CadiaPlayer, the GGP agent developed under this project, uses the second approach, although we are actively investigating both types of approaches. It has already proven its effectiveness by winning the GGP competition (hosted by Stanford University and AAAI) in both 2007 and 2008.
Adpative Real-Time Heuristic Search
The topic of this research is the study and development of new adaptive heuristic search methods. Such methods become increasingly efficient at solving tasks over time as more and more problem instances are encountered and solved, that is, they are capable of "learning from experience". The main focus of the research will be on developing new methods for learning search-control in real-time heuristic search (both single-agent and adversary search).

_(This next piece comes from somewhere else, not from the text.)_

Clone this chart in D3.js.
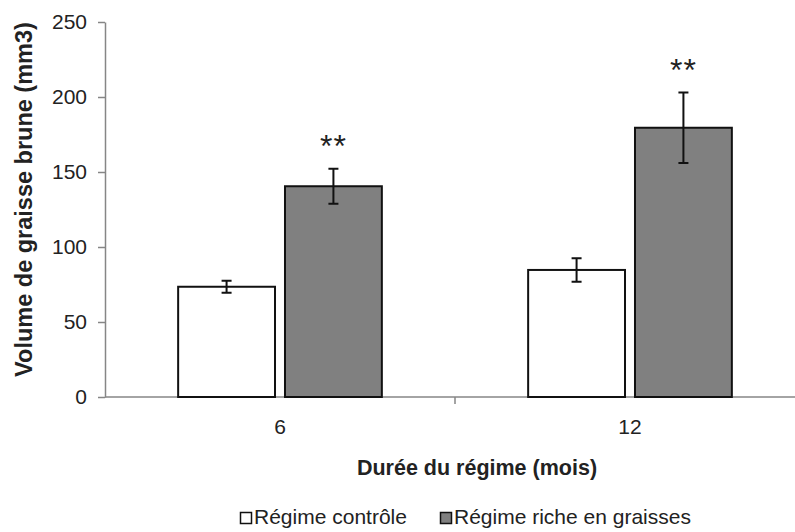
<!DOCTYPE html>
<html>
<head>
<meta charset="utf-8">
<script src="https://cdn.jsdelivr.net/npm/d3@7"></script>
<style>
  html, body { margin: 0; padding: 0; background: #fff; }
  svg { display: block; font-family: "Liberation Sans", Arial, sans-serif; }
</style>
</head>
<body>
<script>
const categories = ["6", "12"];
const seriesNames = ["Régime contrôle", "Régime riche en graisses"];
const controleValues = [73.5, 84.7];
const richeValues = [140.5, 179.5];
const controleErrors = [4.0, 7.8];
const richeErrors = [11.7, 23.5];
const significance = ["**", "**"];
const yTicks = [0, 50, 100, 150, 200, 250];
const yTitle = "Volume de graisse brune (mm3)";
const xTitle = "Durée du régime (mois)";

const W = 795, H = 532;
const mLeft = 105, mRight = 805, mTop = 22, mBottom = 397;
const axisColor = "#868686";
const textColor = "#222";
const fills = ["#ffffff", "#808080"];

const svg = d3.select("body").append("svg").attr("width", W).attr("height", H);

const rows = categories.map((c, i) => ({
  cat: c,
  vals: [
    {s: 0, v: controleValues[i], e: controleErrors[i]},
    {s: 1, v: richeValues[i], e: richeErrors[i]}
  ],
  sig: significance[i]
}));

const x0 = d3.scaleBand().domain(categories).range([mLeft, mRight])
  .paddingInner(0.418).paddingOuter(0.209);
const x1 = d3.scaleBand().domain([0, 1]).range([0, x0.bandwidth()]).paddingInner(0.0935);
const y = d3.scaleLinear().domain([0, 250]).range([mBottom, mTop]);

// y axis
const yAxis = svg.append("g").attr("transform", `translate(${mLeft},0)`)
  .call(d3.axisLeft(y).tickValues(yTicks).tickSize(7).tickSizeOuter(0).tickPadding(11));
yAxis.select(".domain").attr("stroke", axisColor).attr("stroke-width", 1.5);
yAxis.selectAll(".tick line").attr("stroke", axisColor).attr("stroke-width", 1.5);
yAxis.selectAll(".tick text").attr("fill", textColor).style("font-size", "21px")
  .style("font-family", "'Liberation Sans', Arial, sans-serif");

// x axis line and boundary ticks
const step = x0.step();
const boundaries = categories.map(c => x0(c) - x0.paddingOuter() * step).concat([mRight]);
svg.append("line").attr("x1", mLeft).attr("x2", mRight).attr("y1", mBottom).attr("y2", mBottom)
  .attr("stroke", axisColor).attr("stroke-width", 1.5);
svg.selectAll(".xb").data(boundaries.slice(1)).enter().append("line")
  .attr("x1", d => d).attr("x2", d => d).attr("y1", mBottom).attr("y2", mBottom + 7)
  .attr("stroke", axisColor).attr("stroke-width", 1.5);

const xAxis = svg.append("g").attr("transform", `translate(0,${mBottom})`)
  .call(d3.axisBottom(x0).tickSize(0).tickPadding(22));
xAxis.select(".domain").remove();
xAxis.selectAll(".tick text").attr("fill", textColor).style("font-size", "21px")
  .style("font-family", "'Liberation Sans', Arial, sans-serif");

// bars
const groups = svg.selectAll(".grp").data(rows).enter().append("g")
  .attr("transform", d => `translate(${x0(d.cat)},0)`);

groups.selectAll("rect").data(d => d.vals).enter().append("rect")
  .attr("x", d => x1(d.s)).attr("width", x1.bandwidth())
  .attr("y", d => y(d.v)).attr("height", d => y(0) - y(d.v))
  .attr("fill", d => fills[d.s]).attr("stroke", "#111").attr("stroke-width", 2);

// error bars
const capW = 10;
groups.selectAll(".err").data(d => d.vals).enter().append("path")
  .attr("d", d => {
    const cx = x1(d.s) + x1.bandwidth() / 2;
    const y1 = y(d.v + d.e), y2 = y(d.v - d.e);
    return `M${cx},${y1}V${y2}M${cx - capW/2},${y1}H${cx + capW/2}M${cx - capW/2},${y2}H${cx + capW/2}`;
  })
  .attr("fill", "none").attr("stroke", "#111").attr("stroke-width", 2);

// significance stars
groups.append("text")
  .attr("x", d => x1(1) + x1.bandwidth() / 2)
  .attr("y", d => y(d.vals[1].v + d.vals[1].e) - 12)
  .attr("text-anchor", "middle")
  .attr("fill", "#222")
  .style("font-size", "32px")
  .style("letter-spacing", "1px")
  .text(d => d.sig);

// y title
svg.append("text")
  .attr("transform", `translate(32,${(18 + 381) / 2}) rotate(-90)`)
  .attr("text-anchor", "middle").attr("fill", textColor)
  .style("font-size", "23.5px").style("font-weight", "bold")
  .text(yTitle);

// x title
svg.append("text")
  .attr("x", 477).attr("y", 475).attr("text-anchor", "middle").attr("fill", textColor)
  .style("font-size", "21.5px").style("font-weight", "bold")
  .text(xTitle);

// legend
const legendX = [240, 440];
const lg = svg.selectAll(".lg").data(seriesNames).enter().append("g")
  .attr("transform", (d, i) => `translate(${legendX[i]},512)`);
lg.append("rect").attr("x", 0.5).attr("y", 0.5).attr("width", 11).attr("height", 11)
  .attr("fill", (d, i) => fills[i]).attr("stroke", "#111").attr("stroke-width", 1.5);
lg.append("text").attr("x", 14).attr("y", 12).attr("fill", textColor)
  .style("font-size", "21px").text(d => d);
</script>
</body>
</html>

Search plays a central role in solving a wide range of problems in many fields of computer science and, in particular, artificial intelligence (AI). For example, recent successes in AI disciplines like planning and scheduling, game playing, and constraint programming are in big part due to the development of effective search techniques for exploring huge search spaces (Bonet and Geffner, 2001; Campbell et. al, 2002; Selman, 2000). Because of the huge problem spaces these methods must rely on well-informed heuristics for guiding the search process, and much time and effort is therefore typically spent on developing such heuristics. Heuristics search is a fundamental component in many software application systems and is, for example, widely uses in both problem solving and planning domains as well as game-playing programs. Methods that can automatically learn effective search guidance are therefore of a great practical value, and can improve both the efficiency and decision quality of such applications.

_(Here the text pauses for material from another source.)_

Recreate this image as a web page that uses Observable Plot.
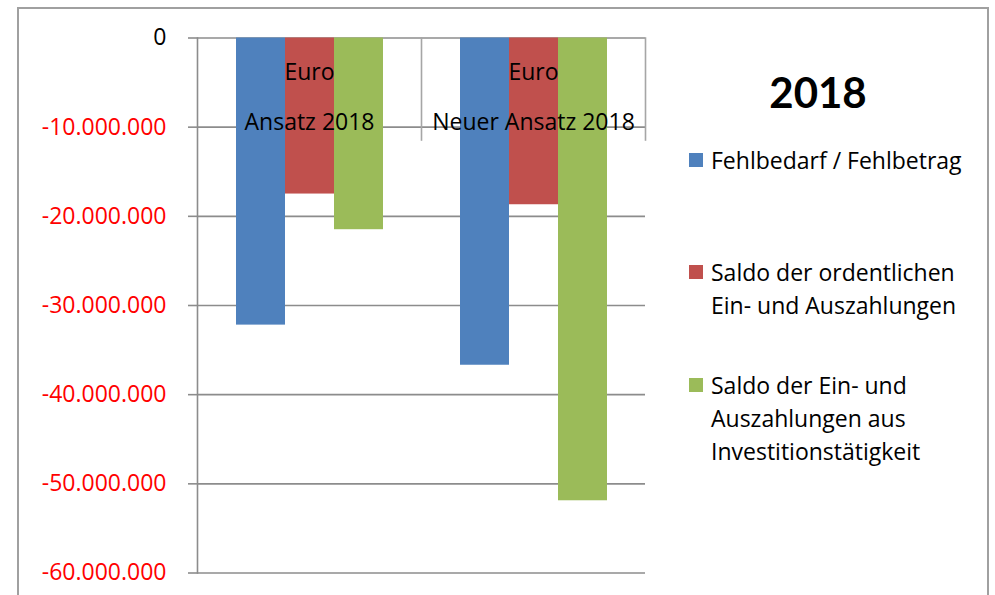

Research into learning of search control has in the past primarily been conducted as a part of automated planning research, the focus being on search-space reductions by using high-level domain-independent problem abstractions. The reduced problem space allows the use of knowledge-rich representation and reasoning techniques for guiding the search process, mainly in the form of search-control rules. However, in the past few years research interest into rule-based search guidance techniques has faded. This is in part because the focus of the planning community has shifted somewhat away from such knowledge-rich approaches and more towards heuristic state-space search planners (Zimmerman and Kambhampati, 2003). The rule-based search-control methods are not feasible for guiding heuristic state-space search. First, experience has shown the difficulty of producing rules that generalize well from one state to the next (mainly because states are represented much less abstract than in knowledge-rich planners). Secondly, heuristic search usually explores order of magnitude more states and efficiency is therefore of a paramount importance. The overhead of manipulating complex search-control rules may easily outweigh the possible benefits.
On the other hand, there is a renewed interest into learning of search control in heuristic state-space based search (Zimmerman and Kambhampati, 2003). Such methods emphasize less the problem-space reduction aspect, but rather focus on well-informed heuristics and clever search enhancements for selectively traversing the large state space. Automatic learning of search control has the potential of improving heuristic search solvers and making them applicable to larger domain areas, hopefully allowing them to solve larger problems than they are capable of today.
Efficient Navigation in Dynamic Multi-Agent Environments
Intelligent terrain navigation is one of the more fundamental AI problems that the game industry faces. In typical computer-game worlds tens or hundreds of human and computer controlled agents are simultaneously navigating and interacting with each other in a dynamically changing environment. Although path-finding is a well-studied problem in computer science, existing methods generally assume a single moving agent, a static known world, and/or non-real-time response requirements. Unfortunately, none of these assumptions hold in complex game worlds.
The main objective of this research project is to develop more efficient algorithms for real-time terrain navigation in large dynamic environments with multiple moving agents. The immediate focus will be on applications to commercial computer games, although such techniques may also prove useful in other domains that require real-time decisions making using limited computing and memory resources.